-- begin EXTRACTED INFORMATION --

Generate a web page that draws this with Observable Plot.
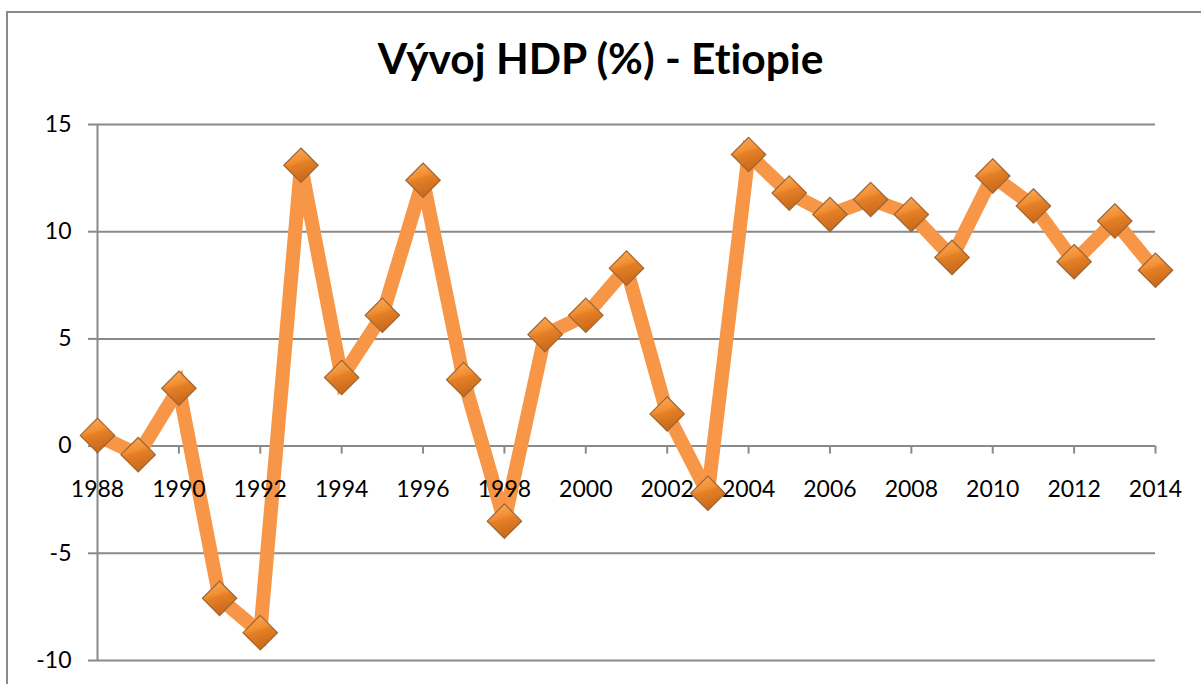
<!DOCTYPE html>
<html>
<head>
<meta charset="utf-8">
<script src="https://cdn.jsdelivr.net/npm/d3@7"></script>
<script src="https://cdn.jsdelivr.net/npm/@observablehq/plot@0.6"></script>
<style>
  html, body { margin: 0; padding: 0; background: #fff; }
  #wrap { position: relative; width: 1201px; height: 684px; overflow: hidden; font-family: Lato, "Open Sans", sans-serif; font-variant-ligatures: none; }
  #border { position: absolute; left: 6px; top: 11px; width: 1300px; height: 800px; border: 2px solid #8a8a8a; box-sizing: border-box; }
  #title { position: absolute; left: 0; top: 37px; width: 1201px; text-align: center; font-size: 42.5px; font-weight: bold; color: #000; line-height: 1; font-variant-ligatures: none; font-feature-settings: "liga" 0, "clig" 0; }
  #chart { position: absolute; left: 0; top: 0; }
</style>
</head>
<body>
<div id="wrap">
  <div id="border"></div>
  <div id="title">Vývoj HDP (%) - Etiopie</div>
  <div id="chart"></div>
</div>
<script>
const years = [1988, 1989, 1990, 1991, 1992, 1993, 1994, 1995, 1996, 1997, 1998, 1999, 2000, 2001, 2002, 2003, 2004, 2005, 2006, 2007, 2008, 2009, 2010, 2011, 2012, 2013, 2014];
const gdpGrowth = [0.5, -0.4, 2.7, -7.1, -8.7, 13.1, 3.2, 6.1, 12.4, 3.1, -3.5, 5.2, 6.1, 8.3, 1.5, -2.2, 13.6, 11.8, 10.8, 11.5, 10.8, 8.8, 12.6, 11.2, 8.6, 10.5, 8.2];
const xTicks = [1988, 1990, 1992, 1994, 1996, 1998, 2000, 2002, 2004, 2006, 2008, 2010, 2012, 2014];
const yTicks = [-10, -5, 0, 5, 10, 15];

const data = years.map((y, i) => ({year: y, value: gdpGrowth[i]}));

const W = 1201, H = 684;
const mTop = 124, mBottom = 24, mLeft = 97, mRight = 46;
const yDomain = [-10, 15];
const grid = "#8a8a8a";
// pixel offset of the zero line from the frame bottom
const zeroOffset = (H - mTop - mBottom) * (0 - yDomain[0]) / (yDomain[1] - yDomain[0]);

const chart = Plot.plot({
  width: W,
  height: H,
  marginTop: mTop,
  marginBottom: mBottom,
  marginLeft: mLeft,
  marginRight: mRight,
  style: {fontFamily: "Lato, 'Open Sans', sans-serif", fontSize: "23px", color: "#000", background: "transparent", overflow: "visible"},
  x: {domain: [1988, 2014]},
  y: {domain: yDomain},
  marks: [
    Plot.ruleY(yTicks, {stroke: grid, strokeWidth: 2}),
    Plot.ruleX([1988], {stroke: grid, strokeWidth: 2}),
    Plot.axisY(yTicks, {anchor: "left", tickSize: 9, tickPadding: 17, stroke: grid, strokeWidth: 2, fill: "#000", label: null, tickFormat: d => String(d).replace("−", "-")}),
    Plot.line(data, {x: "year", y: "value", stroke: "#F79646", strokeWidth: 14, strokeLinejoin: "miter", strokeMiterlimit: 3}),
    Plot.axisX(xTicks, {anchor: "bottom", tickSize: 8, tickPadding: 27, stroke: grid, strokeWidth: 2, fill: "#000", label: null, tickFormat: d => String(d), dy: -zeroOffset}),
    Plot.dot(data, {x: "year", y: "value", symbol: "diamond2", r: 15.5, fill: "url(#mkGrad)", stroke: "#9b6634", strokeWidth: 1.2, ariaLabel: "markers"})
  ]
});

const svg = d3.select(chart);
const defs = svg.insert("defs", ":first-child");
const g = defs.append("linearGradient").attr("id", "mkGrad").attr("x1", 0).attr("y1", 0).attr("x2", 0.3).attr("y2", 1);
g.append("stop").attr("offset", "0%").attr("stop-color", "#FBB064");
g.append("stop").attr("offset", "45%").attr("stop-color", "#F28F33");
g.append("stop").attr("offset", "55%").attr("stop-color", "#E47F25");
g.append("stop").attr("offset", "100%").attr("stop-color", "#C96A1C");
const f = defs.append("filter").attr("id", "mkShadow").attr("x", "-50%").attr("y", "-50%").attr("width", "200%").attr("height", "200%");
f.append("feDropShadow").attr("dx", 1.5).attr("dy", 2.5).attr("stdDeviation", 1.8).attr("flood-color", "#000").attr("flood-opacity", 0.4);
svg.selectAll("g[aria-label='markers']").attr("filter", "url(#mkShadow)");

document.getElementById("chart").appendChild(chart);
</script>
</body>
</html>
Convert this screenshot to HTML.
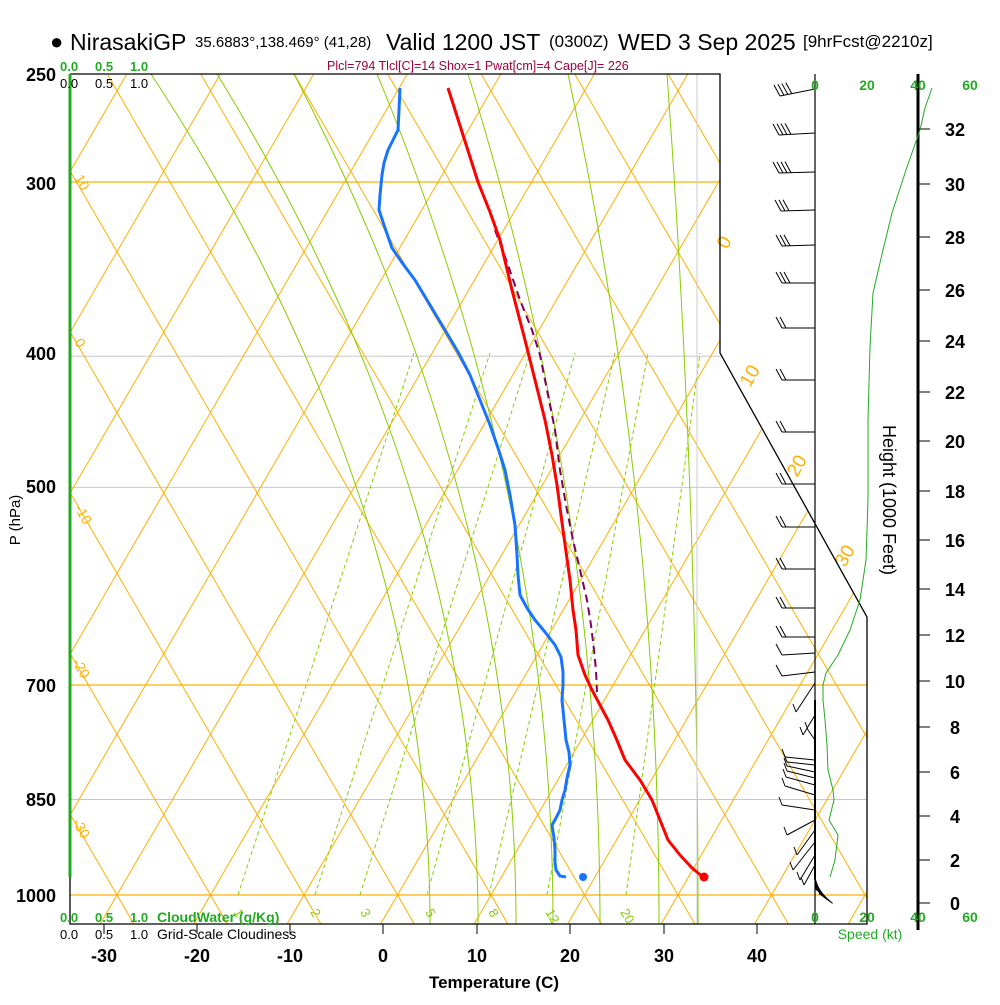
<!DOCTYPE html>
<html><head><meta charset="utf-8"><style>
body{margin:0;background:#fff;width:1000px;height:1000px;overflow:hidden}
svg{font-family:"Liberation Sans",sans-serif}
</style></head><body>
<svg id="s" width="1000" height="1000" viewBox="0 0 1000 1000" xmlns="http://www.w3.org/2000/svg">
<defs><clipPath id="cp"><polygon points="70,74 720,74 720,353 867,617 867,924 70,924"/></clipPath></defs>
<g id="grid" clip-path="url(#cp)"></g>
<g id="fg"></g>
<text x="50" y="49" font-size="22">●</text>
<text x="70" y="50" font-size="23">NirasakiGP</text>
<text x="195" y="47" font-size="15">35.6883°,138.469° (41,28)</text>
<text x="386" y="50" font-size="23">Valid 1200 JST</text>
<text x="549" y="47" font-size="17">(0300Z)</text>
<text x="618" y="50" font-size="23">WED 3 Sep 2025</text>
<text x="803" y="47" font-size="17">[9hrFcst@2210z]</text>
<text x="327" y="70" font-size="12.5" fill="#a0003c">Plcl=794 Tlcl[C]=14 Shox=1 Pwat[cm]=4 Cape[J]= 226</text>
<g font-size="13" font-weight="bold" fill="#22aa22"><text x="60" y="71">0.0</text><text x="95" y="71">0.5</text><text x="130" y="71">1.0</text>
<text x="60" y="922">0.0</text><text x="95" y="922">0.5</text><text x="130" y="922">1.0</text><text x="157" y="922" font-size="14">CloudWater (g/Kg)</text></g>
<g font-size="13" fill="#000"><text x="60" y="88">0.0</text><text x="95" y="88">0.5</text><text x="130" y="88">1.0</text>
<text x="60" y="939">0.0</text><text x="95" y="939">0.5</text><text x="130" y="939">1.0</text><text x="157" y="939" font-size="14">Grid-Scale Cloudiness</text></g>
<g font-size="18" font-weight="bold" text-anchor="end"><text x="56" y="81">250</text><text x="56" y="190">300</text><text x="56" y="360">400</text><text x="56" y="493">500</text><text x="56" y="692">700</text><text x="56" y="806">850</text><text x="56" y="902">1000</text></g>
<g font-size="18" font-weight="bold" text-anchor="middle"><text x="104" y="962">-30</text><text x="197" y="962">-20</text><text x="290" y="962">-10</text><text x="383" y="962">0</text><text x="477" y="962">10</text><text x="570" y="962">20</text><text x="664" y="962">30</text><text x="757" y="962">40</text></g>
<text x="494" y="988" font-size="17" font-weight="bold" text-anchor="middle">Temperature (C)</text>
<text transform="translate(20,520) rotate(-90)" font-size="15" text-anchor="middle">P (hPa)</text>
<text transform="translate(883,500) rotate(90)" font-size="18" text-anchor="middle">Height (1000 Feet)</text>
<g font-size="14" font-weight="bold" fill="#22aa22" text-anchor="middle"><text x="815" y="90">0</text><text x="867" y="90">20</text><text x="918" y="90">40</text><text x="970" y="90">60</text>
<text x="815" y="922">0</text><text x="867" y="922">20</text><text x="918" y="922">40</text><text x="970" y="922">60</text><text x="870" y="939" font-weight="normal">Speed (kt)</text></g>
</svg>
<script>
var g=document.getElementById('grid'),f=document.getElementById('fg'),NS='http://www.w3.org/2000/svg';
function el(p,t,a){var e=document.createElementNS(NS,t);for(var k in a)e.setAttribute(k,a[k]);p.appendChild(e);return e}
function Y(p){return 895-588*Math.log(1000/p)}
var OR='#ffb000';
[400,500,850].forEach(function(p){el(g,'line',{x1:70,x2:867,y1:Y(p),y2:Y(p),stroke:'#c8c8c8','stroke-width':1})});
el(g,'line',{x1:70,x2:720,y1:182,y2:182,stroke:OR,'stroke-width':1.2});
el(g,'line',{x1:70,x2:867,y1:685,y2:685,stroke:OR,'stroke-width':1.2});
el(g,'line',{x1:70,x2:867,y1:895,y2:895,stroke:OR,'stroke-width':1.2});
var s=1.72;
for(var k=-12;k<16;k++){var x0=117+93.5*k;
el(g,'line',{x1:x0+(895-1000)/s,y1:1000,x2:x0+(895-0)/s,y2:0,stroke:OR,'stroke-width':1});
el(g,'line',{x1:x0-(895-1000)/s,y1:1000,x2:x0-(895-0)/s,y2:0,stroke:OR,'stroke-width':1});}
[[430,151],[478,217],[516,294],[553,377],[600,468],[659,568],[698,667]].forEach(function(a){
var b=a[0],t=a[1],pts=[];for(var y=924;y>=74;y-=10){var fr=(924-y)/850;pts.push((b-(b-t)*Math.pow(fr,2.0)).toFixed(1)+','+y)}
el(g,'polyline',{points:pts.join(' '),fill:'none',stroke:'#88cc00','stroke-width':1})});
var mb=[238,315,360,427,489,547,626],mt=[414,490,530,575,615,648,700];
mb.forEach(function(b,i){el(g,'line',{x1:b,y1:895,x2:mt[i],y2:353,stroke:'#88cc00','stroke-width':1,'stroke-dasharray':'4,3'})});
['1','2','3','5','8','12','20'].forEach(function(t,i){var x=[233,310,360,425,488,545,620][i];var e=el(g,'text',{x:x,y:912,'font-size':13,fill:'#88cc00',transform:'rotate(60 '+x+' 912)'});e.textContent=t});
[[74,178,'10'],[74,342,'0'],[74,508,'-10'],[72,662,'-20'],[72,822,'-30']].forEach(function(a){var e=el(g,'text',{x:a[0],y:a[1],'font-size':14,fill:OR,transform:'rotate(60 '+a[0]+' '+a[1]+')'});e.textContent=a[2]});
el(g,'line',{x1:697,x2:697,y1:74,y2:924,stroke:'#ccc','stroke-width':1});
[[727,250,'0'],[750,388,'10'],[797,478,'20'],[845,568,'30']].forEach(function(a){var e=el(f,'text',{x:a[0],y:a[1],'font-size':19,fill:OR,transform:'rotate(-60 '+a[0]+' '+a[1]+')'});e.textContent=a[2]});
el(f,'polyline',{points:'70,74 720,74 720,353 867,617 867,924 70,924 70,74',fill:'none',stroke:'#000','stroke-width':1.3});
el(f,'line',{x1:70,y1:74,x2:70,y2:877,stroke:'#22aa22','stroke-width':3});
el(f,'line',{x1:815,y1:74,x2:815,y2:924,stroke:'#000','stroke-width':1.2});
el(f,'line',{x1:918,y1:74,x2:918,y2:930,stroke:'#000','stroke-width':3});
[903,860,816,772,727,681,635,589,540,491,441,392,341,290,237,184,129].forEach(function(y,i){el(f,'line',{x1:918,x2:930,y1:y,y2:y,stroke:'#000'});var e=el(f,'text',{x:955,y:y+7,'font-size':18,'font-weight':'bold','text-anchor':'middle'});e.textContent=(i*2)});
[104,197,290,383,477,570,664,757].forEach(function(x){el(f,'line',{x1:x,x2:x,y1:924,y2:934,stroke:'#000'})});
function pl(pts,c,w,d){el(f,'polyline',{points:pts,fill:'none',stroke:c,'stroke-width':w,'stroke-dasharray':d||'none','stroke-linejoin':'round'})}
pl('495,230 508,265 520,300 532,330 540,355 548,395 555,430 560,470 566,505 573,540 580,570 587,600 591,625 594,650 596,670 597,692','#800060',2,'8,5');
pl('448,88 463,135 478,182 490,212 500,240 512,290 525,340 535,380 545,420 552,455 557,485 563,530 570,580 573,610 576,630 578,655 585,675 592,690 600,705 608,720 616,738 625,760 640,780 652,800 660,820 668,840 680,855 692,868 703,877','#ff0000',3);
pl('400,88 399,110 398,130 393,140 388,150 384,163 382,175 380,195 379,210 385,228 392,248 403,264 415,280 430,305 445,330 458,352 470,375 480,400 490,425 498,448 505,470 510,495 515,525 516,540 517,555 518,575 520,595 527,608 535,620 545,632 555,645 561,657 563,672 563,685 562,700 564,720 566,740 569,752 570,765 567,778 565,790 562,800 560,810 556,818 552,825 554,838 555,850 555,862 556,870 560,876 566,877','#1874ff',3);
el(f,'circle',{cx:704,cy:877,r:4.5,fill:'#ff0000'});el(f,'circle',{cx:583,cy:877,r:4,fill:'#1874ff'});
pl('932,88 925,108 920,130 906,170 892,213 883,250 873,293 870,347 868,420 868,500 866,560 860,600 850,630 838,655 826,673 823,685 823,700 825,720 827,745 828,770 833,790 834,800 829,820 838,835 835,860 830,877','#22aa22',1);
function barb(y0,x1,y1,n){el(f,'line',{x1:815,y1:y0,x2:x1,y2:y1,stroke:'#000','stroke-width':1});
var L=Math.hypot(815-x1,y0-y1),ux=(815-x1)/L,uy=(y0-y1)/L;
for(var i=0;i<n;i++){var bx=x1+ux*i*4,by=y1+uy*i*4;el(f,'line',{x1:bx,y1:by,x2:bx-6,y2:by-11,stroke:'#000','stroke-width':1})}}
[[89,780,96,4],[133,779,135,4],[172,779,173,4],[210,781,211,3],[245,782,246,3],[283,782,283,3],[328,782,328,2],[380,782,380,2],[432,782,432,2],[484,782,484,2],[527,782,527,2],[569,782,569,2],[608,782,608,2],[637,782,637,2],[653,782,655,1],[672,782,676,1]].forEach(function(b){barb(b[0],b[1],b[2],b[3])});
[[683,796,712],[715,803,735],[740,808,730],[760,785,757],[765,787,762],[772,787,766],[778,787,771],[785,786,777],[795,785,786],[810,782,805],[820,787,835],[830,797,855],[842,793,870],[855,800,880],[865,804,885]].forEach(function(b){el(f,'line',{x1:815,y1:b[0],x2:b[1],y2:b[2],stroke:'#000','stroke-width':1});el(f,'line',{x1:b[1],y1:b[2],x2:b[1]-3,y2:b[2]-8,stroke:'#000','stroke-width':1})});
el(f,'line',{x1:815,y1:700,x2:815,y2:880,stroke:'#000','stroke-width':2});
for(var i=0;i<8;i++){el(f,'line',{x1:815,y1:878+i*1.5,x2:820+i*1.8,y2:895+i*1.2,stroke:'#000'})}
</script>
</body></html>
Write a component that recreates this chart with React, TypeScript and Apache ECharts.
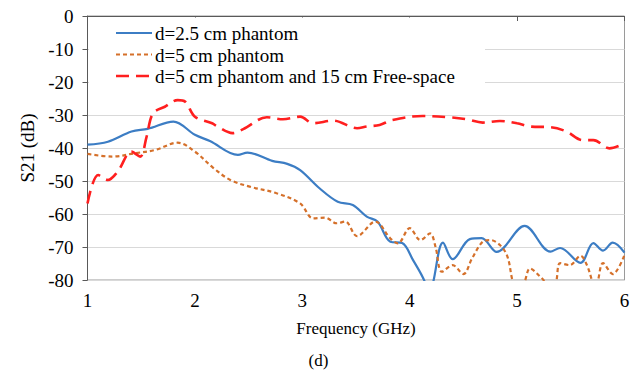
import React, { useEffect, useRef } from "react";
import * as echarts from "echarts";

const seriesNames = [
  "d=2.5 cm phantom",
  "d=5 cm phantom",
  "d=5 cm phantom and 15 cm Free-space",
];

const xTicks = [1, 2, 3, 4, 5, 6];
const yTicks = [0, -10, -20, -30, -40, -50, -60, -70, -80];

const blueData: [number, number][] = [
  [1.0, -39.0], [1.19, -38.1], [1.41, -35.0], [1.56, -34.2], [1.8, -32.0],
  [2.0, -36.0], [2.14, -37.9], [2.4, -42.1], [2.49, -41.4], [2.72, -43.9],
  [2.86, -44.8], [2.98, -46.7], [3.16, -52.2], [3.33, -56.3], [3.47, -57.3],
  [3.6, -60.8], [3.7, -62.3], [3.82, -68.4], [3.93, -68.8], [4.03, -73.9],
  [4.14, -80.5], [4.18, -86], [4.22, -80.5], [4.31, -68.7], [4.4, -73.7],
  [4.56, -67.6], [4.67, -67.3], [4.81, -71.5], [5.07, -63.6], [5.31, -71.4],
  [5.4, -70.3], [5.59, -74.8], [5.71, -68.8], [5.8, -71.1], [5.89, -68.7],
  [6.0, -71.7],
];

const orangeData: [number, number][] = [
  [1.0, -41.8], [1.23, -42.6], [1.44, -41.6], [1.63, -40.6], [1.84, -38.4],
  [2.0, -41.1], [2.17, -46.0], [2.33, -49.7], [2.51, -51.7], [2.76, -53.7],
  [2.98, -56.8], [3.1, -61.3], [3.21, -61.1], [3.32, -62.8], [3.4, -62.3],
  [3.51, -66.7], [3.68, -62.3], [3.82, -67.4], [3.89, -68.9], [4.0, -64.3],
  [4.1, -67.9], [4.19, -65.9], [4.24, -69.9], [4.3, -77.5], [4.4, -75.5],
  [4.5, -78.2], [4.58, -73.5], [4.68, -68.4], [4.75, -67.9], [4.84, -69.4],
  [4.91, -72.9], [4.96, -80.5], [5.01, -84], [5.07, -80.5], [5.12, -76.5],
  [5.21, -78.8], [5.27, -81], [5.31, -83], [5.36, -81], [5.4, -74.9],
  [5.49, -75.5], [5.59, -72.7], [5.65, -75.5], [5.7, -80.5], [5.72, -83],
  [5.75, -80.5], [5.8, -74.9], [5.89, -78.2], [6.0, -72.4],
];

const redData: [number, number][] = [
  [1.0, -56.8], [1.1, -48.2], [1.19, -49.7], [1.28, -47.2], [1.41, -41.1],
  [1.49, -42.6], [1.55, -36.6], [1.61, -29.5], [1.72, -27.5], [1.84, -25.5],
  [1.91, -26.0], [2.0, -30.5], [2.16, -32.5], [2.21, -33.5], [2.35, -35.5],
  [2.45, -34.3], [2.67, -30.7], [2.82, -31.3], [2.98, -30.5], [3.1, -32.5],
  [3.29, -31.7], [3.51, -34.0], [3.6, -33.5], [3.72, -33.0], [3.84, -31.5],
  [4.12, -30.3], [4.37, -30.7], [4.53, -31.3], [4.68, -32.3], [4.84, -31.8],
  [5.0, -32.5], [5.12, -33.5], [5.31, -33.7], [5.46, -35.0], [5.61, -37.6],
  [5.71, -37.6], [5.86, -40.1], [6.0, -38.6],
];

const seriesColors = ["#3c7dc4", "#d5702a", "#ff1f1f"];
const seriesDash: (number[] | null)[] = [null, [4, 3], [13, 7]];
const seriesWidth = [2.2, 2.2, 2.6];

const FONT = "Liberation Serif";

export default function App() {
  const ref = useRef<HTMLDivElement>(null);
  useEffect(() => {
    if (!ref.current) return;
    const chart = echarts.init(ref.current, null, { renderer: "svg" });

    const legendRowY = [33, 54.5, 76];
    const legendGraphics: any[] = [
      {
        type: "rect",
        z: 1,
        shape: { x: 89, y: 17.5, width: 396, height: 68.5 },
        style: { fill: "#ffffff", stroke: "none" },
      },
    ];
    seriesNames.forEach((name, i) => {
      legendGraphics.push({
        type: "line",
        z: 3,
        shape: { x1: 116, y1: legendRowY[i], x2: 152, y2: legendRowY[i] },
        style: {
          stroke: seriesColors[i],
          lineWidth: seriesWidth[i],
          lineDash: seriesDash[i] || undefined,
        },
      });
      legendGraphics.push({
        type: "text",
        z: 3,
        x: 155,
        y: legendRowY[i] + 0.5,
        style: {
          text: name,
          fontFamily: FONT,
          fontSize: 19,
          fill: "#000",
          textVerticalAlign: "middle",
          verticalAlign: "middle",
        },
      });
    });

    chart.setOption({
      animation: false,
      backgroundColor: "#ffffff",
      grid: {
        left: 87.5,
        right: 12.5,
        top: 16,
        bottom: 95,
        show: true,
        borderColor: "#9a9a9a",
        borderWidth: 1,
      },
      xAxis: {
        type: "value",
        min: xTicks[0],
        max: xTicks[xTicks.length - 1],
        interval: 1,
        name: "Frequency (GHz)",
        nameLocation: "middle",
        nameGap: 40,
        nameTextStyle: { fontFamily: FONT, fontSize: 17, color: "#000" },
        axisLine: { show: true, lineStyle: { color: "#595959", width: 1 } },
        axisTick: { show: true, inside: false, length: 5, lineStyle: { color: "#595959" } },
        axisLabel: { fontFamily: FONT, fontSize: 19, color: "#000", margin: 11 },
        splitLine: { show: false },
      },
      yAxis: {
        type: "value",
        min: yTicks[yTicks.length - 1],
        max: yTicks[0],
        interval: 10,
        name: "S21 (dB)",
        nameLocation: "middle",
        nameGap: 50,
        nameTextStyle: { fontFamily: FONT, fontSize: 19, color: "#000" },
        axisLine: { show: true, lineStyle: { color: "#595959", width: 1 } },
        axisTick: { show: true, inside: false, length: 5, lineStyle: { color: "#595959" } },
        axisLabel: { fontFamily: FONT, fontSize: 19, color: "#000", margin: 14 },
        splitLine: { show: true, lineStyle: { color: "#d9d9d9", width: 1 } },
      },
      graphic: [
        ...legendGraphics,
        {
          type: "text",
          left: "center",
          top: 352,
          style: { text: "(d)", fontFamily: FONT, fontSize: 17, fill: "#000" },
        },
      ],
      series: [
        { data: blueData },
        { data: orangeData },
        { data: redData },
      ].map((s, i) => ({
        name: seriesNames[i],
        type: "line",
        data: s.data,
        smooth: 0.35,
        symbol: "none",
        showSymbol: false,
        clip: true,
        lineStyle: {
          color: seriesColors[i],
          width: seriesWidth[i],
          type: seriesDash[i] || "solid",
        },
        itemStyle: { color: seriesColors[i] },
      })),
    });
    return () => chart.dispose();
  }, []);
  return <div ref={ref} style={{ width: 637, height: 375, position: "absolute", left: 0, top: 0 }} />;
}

-- end EXTRACTED INFORMATION --

PROBLEM DETAILS: Begin with the first line of the records and repeat every line up to the one with "const data = years.map((y, i)", counting that line too. Pictures are not part of the copy.

COMPLETE RESPONSE:
Generate a web page that draws this with Observable Plot.
<!DOCTYPE html>
<html>
<head>
<meta charset="utf-8">
<script src="https://cdn.jsdelivr.net/npm/d3@7"></script>
<script src="https://cdn.jsdelivr.net/npm/@observablehq/plot@0.6"></script>
<style>
  html, body { margin: 0; padding: 0; background: #fff; }
  #wrap { position: relative; width: 1201px; height: 684px; overflow: hidden; font-family: Lato, "Open Sans", sans-serif; font-variant-ligatures: none; }
  #border { position: absolute; left: 6px; top: 11px; width: 1300px; height: 800px; border: 2px solid #8a8a8a; box-sizing: border-box; }
  #title { position: absolute; left: 0; top: 37px; width: 1201px; text-align: center; font-size: 42.5px; font-weight: bold; color: #000; line-height: 1; font-variant-ligatures: none; font-feature-settings: "liga" 0, "clig" 0; }
  #chart { position: absolute; left: 0; top: 0; }
</style>
</head>
<body>
<div id="wrap">
  <div id="border"></div>
  <div id="title">Vývoj HDP (%) - Etiopie</div>
  <div id="chart"></div>
</div>
<script>
const years = [1988, 1989, 1990, 1991, 1992, 1993, 1994, 1995, 1996, 1997, 1998, 1999, 2000, 2001, 2002, 2003, 2004, 2005, 2006, 2007, 2008, 2009, 2010, 2011, 2012, 2013, 2014];
const gdpGrowth = [0.5, -0.4, 2.7, -7.1, -8.7, 13.1, 3.2, 6.1, 12.4, 3.1, -3.5, 5.2, 6.1, 8.3, 1.5, -2.2, 13.6, 11.8, 10.8, 11.5, 10.8, 8.8, 12.6, 11.2, 8.6, 10.5, 8.2];
const xTicks = [1988, 1990, 1992, 1994, 1996, 1998, 2000, 2002, 2004, 2006, 2008, 2010, 2012, 2014];
const yTicks = [-10, -5, 0, 5, 10, 15];

const data = years.map((y, i) => ({year: y, value: gdpGrowth[i]}));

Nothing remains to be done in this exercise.